Check each line of the material below for "this", then copy the ones that contain it.

## start AVAILABLE RECORDS

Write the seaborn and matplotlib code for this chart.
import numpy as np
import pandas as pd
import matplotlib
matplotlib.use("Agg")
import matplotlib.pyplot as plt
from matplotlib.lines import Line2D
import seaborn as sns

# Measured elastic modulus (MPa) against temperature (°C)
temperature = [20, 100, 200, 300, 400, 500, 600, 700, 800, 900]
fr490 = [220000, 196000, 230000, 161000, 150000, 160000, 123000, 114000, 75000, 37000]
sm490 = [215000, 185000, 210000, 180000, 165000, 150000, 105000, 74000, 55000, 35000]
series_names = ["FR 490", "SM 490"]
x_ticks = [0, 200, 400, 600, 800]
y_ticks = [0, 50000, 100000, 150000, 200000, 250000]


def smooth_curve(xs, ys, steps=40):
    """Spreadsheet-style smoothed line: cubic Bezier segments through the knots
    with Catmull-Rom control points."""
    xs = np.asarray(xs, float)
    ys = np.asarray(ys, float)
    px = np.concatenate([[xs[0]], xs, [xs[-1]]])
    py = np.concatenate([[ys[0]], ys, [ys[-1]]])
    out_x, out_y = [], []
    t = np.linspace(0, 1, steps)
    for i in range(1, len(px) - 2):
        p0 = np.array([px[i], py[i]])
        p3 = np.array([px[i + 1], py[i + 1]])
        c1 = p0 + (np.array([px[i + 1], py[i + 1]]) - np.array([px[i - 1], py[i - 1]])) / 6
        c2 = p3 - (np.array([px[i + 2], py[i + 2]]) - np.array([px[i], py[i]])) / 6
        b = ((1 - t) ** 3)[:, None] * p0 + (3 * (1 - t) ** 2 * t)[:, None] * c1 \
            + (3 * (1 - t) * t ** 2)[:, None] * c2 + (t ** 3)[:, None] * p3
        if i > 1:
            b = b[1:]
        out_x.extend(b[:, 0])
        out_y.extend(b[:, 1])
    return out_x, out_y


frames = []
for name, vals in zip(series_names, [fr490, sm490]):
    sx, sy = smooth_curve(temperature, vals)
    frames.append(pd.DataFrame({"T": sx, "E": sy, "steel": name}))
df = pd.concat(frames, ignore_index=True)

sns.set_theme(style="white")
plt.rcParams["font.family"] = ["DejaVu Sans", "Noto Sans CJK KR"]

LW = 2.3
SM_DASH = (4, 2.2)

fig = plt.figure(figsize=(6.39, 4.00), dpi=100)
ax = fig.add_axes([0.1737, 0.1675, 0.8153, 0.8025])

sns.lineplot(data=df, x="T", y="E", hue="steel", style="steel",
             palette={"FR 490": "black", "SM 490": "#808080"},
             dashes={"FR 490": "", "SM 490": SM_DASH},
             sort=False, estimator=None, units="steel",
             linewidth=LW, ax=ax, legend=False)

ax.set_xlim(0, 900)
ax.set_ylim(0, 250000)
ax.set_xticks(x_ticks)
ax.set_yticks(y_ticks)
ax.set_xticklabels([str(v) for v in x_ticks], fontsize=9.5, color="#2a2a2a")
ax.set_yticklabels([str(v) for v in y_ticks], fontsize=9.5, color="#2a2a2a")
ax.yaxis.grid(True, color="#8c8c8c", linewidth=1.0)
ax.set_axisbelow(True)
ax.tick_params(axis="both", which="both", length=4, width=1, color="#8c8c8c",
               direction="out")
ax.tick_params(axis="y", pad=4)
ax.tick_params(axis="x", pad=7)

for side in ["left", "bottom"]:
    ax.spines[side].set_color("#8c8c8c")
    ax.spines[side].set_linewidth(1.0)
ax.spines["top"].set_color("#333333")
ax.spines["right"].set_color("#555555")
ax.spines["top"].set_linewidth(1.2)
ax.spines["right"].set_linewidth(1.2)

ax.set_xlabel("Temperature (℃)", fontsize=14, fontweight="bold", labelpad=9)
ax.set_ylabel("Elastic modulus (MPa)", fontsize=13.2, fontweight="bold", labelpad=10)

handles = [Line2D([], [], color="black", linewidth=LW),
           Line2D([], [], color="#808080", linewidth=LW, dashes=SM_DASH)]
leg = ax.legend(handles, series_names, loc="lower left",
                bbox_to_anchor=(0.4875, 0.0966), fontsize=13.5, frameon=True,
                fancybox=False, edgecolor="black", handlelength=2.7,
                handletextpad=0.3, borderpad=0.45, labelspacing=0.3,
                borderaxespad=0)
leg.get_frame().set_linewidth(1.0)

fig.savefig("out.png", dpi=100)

## end AVAILABLE RECORDS
## start AVAILABLE RECORDS

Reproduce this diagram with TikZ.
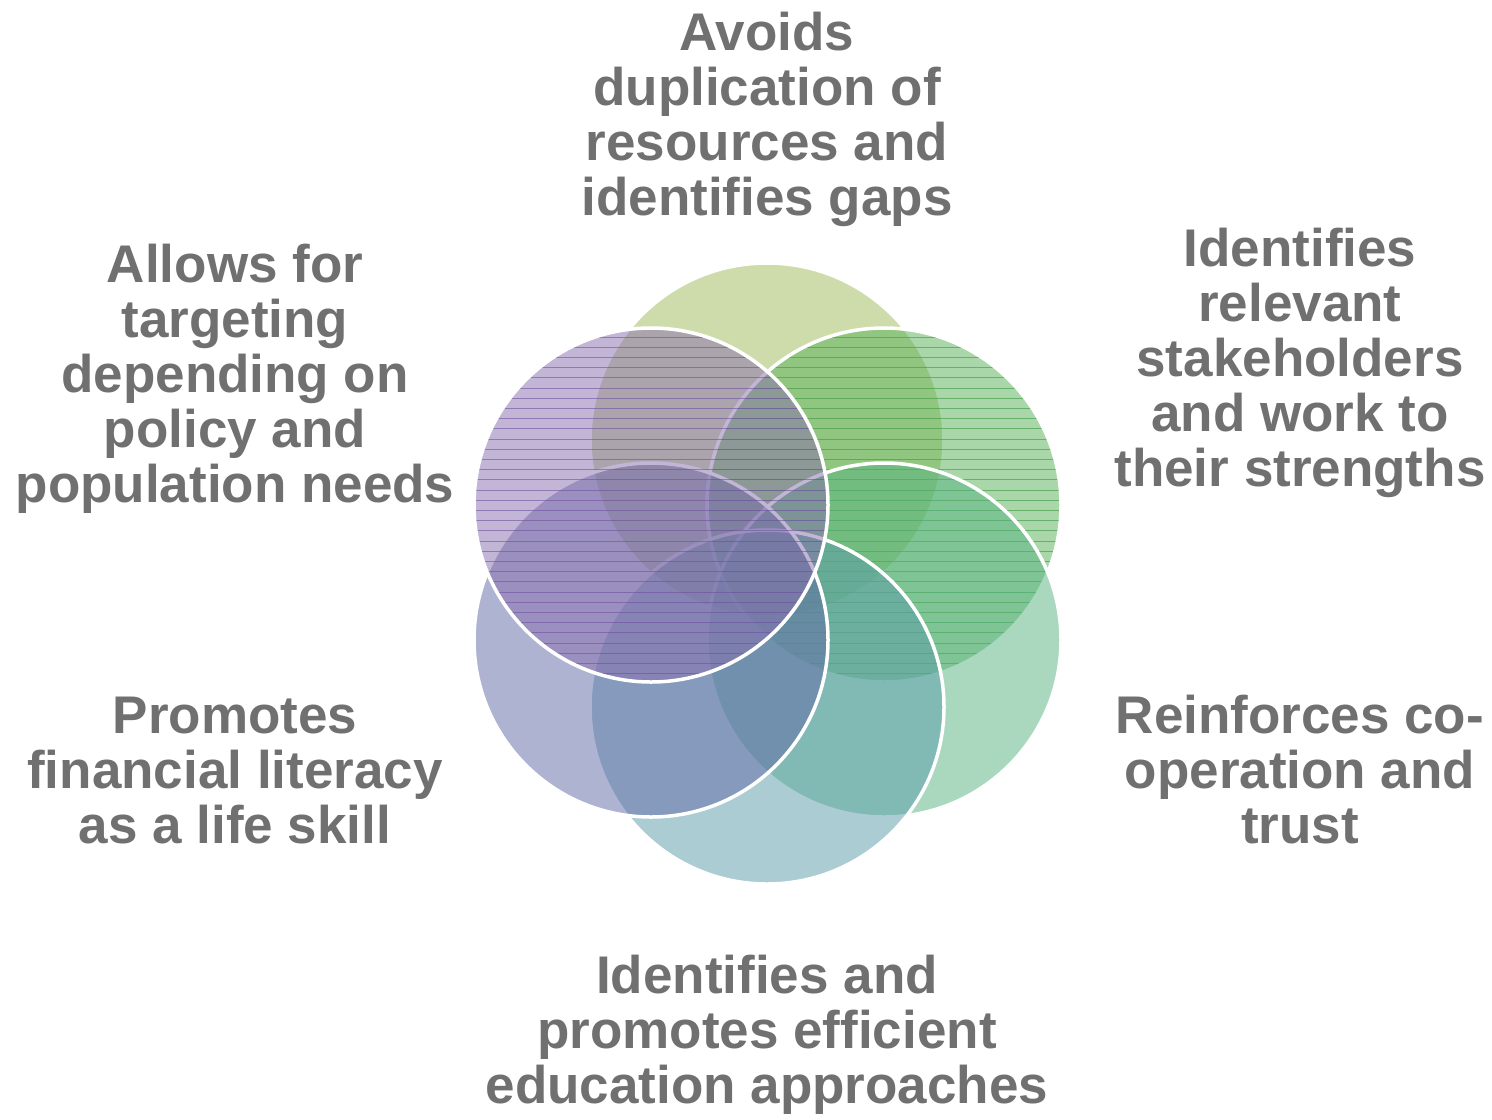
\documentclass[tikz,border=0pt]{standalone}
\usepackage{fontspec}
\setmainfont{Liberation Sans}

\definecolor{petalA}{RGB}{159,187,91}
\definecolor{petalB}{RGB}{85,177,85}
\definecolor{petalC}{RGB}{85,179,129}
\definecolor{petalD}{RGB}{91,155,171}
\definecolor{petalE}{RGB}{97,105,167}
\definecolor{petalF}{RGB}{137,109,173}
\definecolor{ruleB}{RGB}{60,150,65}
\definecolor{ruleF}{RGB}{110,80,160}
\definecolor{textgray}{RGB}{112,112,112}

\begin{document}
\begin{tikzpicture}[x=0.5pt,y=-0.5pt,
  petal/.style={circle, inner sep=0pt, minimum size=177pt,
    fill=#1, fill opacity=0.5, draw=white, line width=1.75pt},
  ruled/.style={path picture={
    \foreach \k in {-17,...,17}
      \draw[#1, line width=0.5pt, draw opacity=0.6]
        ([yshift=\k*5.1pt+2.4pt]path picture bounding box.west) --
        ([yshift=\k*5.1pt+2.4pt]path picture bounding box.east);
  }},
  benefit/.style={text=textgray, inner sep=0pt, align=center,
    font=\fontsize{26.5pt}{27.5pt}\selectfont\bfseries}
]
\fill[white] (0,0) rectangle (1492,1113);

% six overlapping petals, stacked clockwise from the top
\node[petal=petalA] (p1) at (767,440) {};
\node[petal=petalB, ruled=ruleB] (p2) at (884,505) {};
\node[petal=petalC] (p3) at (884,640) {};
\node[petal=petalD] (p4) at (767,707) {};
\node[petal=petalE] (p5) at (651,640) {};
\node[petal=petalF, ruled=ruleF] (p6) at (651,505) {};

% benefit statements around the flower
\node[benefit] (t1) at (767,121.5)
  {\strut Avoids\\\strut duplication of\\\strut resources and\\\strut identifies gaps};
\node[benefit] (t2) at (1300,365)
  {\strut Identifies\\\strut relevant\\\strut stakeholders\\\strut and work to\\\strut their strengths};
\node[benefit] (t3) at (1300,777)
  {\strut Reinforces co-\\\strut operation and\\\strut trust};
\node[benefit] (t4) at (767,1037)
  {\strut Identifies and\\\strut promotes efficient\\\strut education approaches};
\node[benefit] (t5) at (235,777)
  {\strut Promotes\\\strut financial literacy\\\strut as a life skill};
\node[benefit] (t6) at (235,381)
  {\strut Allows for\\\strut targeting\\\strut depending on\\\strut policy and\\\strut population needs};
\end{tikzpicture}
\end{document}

## end AVAILABLE RECORDS

◆ **ANSWER IN FULL**
Write the seaborn and matplotlib code for this chart.
Reproduce this diagram with TikZ.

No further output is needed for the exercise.